**Raw data**
━━━━━━━━━━

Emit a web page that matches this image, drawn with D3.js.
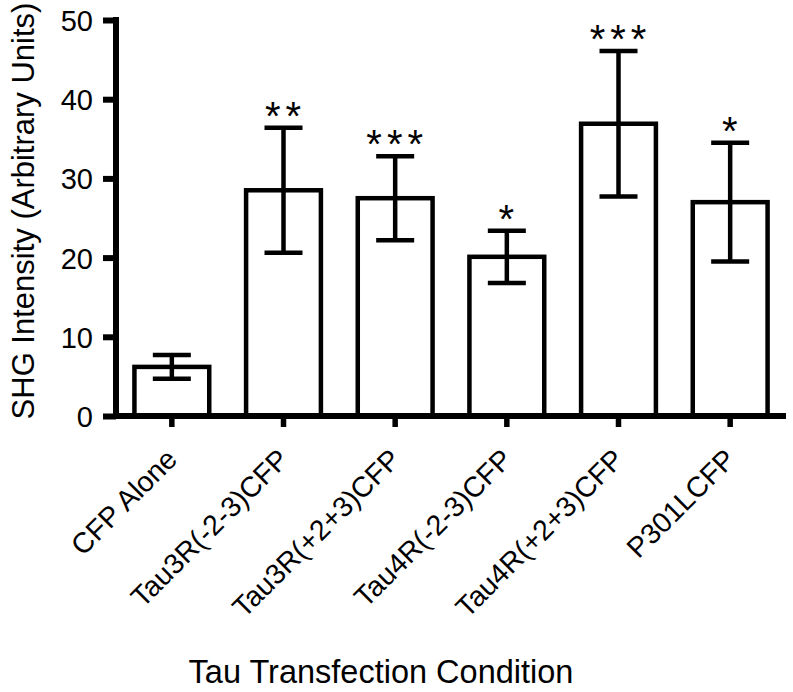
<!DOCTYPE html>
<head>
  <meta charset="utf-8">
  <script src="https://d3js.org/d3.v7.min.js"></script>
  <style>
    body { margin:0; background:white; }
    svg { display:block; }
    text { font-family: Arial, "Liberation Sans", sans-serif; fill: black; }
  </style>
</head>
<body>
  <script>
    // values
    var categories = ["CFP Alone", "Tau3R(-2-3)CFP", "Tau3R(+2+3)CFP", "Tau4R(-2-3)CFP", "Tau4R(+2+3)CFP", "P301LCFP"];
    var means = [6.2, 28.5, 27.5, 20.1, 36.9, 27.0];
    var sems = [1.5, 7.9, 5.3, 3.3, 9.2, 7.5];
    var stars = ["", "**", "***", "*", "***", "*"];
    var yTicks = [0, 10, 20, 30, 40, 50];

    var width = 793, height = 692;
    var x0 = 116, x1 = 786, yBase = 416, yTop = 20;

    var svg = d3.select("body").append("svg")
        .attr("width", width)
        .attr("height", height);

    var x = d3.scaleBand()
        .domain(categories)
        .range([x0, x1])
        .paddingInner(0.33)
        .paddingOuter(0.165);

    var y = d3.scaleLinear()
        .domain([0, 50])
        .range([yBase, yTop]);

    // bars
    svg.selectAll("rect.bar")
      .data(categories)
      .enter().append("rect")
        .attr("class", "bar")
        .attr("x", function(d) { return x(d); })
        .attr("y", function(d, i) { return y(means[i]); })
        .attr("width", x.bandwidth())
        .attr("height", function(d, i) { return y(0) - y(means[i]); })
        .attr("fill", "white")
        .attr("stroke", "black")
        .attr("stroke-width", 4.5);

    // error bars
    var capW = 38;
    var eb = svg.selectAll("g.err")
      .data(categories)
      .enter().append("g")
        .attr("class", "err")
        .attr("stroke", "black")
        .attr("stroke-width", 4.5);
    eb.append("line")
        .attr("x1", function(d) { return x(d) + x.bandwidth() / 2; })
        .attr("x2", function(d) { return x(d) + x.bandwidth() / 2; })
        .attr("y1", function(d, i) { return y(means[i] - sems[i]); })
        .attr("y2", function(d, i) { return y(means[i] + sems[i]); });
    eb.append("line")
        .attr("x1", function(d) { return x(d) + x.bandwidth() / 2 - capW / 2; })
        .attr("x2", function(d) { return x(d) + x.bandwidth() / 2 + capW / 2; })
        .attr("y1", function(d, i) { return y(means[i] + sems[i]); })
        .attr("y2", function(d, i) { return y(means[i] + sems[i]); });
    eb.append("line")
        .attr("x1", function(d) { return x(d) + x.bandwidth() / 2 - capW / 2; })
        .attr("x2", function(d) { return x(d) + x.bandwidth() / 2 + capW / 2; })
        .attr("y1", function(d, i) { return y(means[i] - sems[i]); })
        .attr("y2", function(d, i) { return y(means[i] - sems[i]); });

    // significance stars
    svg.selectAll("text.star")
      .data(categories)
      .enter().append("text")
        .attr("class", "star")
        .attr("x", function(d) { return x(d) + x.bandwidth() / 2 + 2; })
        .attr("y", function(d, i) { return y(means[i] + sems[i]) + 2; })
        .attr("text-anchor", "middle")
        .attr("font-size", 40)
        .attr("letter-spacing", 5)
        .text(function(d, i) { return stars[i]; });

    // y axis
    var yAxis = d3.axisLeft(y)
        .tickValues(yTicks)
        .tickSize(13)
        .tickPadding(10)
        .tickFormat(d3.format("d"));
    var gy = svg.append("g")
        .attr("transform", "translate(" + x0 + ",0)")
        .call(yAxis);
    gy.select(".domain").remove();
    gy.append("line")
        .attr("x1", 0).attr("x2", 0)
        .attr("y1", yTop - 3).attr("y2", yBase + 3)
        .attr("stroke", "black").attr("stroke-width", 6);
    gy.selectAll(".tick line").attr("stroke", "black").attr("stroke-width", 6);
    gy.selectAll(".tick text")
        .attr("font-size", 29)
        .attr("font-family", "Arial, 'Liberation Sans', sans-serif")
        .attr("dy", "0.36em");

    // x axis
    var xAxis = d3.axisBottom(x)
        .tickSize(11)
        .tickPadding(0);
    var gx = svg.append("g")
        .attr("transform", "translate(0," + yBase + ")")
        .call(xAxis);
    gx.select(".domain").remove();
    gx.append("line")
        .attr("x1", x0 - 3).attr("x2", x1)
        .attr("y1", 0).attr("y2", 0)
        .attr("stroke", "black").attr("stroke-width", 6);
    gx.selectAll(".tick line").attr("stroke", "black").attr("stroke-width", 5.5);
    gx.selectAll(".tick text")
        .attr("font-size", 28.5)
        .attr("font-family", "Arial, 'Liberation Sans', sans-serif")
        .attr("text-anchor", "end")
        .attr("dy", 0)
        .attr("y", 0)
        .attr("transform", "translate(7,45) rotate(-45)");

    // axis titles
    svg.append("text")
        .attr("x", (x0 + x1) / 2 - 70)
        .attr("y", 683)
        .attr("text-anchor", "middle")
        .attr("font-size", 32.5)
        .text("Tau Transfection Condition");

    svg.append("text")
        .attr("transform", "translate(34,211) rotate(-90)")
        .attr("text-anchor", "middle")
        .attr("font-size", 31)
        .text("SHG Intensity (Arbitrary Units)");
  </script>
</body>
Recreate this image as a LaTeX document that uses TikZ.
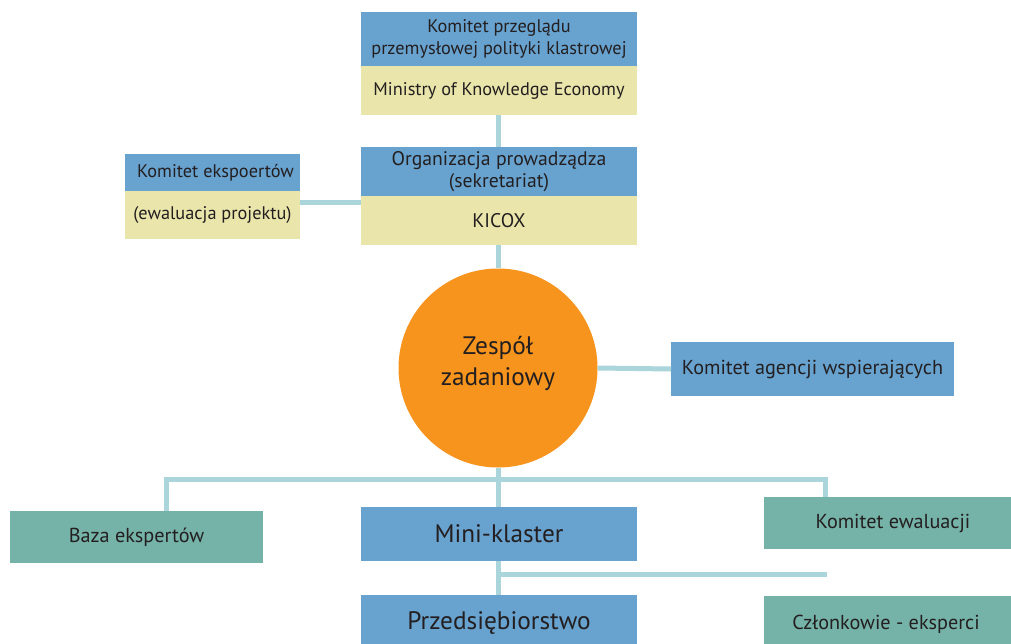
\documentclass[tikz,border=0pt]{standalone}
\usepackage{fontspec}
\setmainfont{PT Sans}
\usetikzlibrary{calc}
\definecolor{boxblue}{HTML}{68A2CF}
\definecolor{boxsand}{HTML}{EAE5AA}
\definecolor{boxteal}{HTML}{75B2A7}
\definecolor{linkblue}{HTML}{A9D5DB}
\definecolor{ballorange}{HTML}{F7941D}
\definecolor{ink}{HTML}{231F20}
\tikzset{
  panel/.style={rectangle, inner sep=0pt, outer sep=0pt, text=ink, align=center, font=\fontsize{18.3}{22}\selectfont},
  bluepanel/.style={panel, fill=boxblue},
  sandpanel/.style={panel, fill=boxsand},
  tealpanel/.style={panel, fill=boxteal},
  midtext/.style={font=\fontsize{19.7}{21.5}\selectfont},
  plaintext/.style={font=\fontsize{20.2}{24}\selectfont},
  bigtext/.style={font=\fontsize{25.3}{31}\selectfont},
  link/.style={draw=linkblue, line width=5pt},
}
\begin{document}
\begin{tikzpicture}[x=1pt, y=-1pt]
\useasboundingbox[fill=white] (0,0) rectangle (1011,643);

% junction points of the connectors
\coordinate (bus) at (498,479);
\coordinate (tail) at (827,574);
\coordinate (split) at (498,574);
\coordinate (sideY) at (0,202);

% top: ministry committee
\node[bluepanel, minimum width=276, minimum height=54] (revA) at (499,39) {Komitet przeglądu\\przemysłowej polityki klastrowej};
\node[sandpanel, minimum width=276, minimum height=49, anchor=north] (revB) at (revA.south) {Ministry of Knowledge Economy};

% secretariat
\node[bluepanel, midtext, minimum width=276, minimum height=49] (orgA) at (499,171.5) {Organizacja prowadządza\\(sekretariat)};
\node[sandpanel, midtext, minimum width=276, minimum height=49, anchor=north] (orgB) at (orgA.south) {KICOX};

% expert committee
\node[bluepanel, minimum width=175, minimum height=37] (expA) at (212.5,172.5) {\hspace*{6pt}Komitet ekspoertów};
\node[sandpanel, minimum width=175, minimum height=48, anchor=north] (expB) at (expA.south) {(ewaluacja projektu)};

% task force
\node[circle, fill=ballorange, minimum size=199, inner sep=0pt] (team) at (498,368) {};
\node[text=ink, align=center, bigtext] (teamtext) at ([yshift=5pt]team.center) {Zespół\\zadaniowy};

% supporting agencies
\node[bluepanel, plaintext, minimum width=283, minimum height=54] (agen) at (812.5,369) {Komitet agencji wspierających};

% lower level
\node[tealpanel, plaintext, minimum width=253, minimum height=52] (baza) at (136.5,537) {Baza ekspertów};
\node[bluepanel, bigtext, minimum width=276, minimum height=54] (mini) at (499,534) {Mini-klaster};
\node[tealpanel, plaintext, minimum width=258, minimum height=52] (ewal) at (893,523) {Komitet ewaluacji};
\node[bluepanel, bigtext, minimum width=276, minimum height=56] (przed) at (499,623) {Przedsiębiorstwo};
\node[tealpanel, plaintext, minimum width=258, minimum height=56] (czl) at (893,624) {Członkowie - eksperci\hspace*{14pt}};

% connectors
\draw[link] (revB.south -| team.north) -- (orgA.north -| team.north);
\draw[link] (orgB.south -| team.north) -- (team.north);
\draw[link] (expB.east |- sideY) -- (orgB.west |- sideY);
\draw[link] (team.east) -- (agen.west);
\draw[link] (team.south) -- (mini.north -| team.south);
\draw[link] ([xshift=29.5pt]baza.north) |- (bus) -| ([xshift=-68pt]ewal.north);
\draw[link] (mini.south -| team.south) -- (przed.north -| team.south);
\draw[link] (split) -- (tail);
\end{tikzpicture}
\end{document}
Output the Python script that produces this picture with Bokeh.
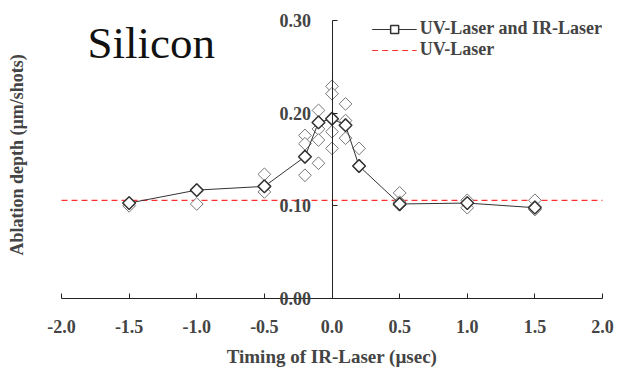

━━━━━━━━━━

**Task description**
Restate word for word the part that opens with the line containing "Recreate this image" and closes with the line containing "height=49, anchor=north] (orgB)", both ends included, and nothing else. Omit any images.

**Solution for this task**
Recreate this image as a LaTeX document that uses TikZ.
\documentclass[tikz,border=0pt]{standalone}
\usepackage{fontspec}
\setmainfont{PT Sans}
\usetikzlibrary{calc}
\definecolor{boxblue}{HTML}{68A2CF}
\definecolor{boxsand}{HTML}{EAE5AA}
\definecolor{boxteal}{HTML}{75B2A7}
\definecolor{linkblue}{HTML}{A9D5DB}
\definecolor{ballorange}{HTML}{F7941D}
\definecolor{ink}{HTML}{231F20}
\tikzset{
  panel/.style={rectangle, inner sep=0pt, outer sep=0pt, text=ink, align=center, font=\fontsize{18.3}{22}\selectfont},
  bluepanel/.style={panel, fill=boxblue},
  sandpanel/.style={panel, fill=boxsand},
  tealpanel/.style={panel, fill=boxteal},
  midtext/.style={font=\fontsize{19.7}{21.5}\selectfont},
  plaintext/.style={font=\fontsize{20.2}{24}\selectfont},
  bigtext/.style={font=\fontsize{25.3}{31}\selectfont},
  link/.style={draw=linkblue, line width=5pt},
}
\begin{document}
\begin{tikzpicture}[x=1pt, y=-1pt]
\useasboundingbox[fill=white] (0,0) rectangle (1011,643);

% junction points of the connectors
\coordinate (bus) at (498,479);
\coordinate (tail) at (827,574);
\coordinate (split) at (498,574);
\coordinate (sideY) at (0,202);

% top: ministry committee
\node[bluepanel, minimum width=276, minimum height=54] (revA) at (499,39) {Komitet przeglądu\\przemysłowej polityki klastrowej};
\node[sandpanel, minimum width=276, minimum height=49, anchor=north] (revB) at (revA.south) {Ministry of Knowledge Economy};

% secretariat
\node[bluepanel, midtext, minimum width=276, minimum height=49] (orgA) at (499,171.5) {Organizacja prowadządza\\(sekretariat)};
\node[sandpanel, midtext, minimum width=276, minimum height=49, anchor=north] (orgB) at (orgA.south) {KICOX};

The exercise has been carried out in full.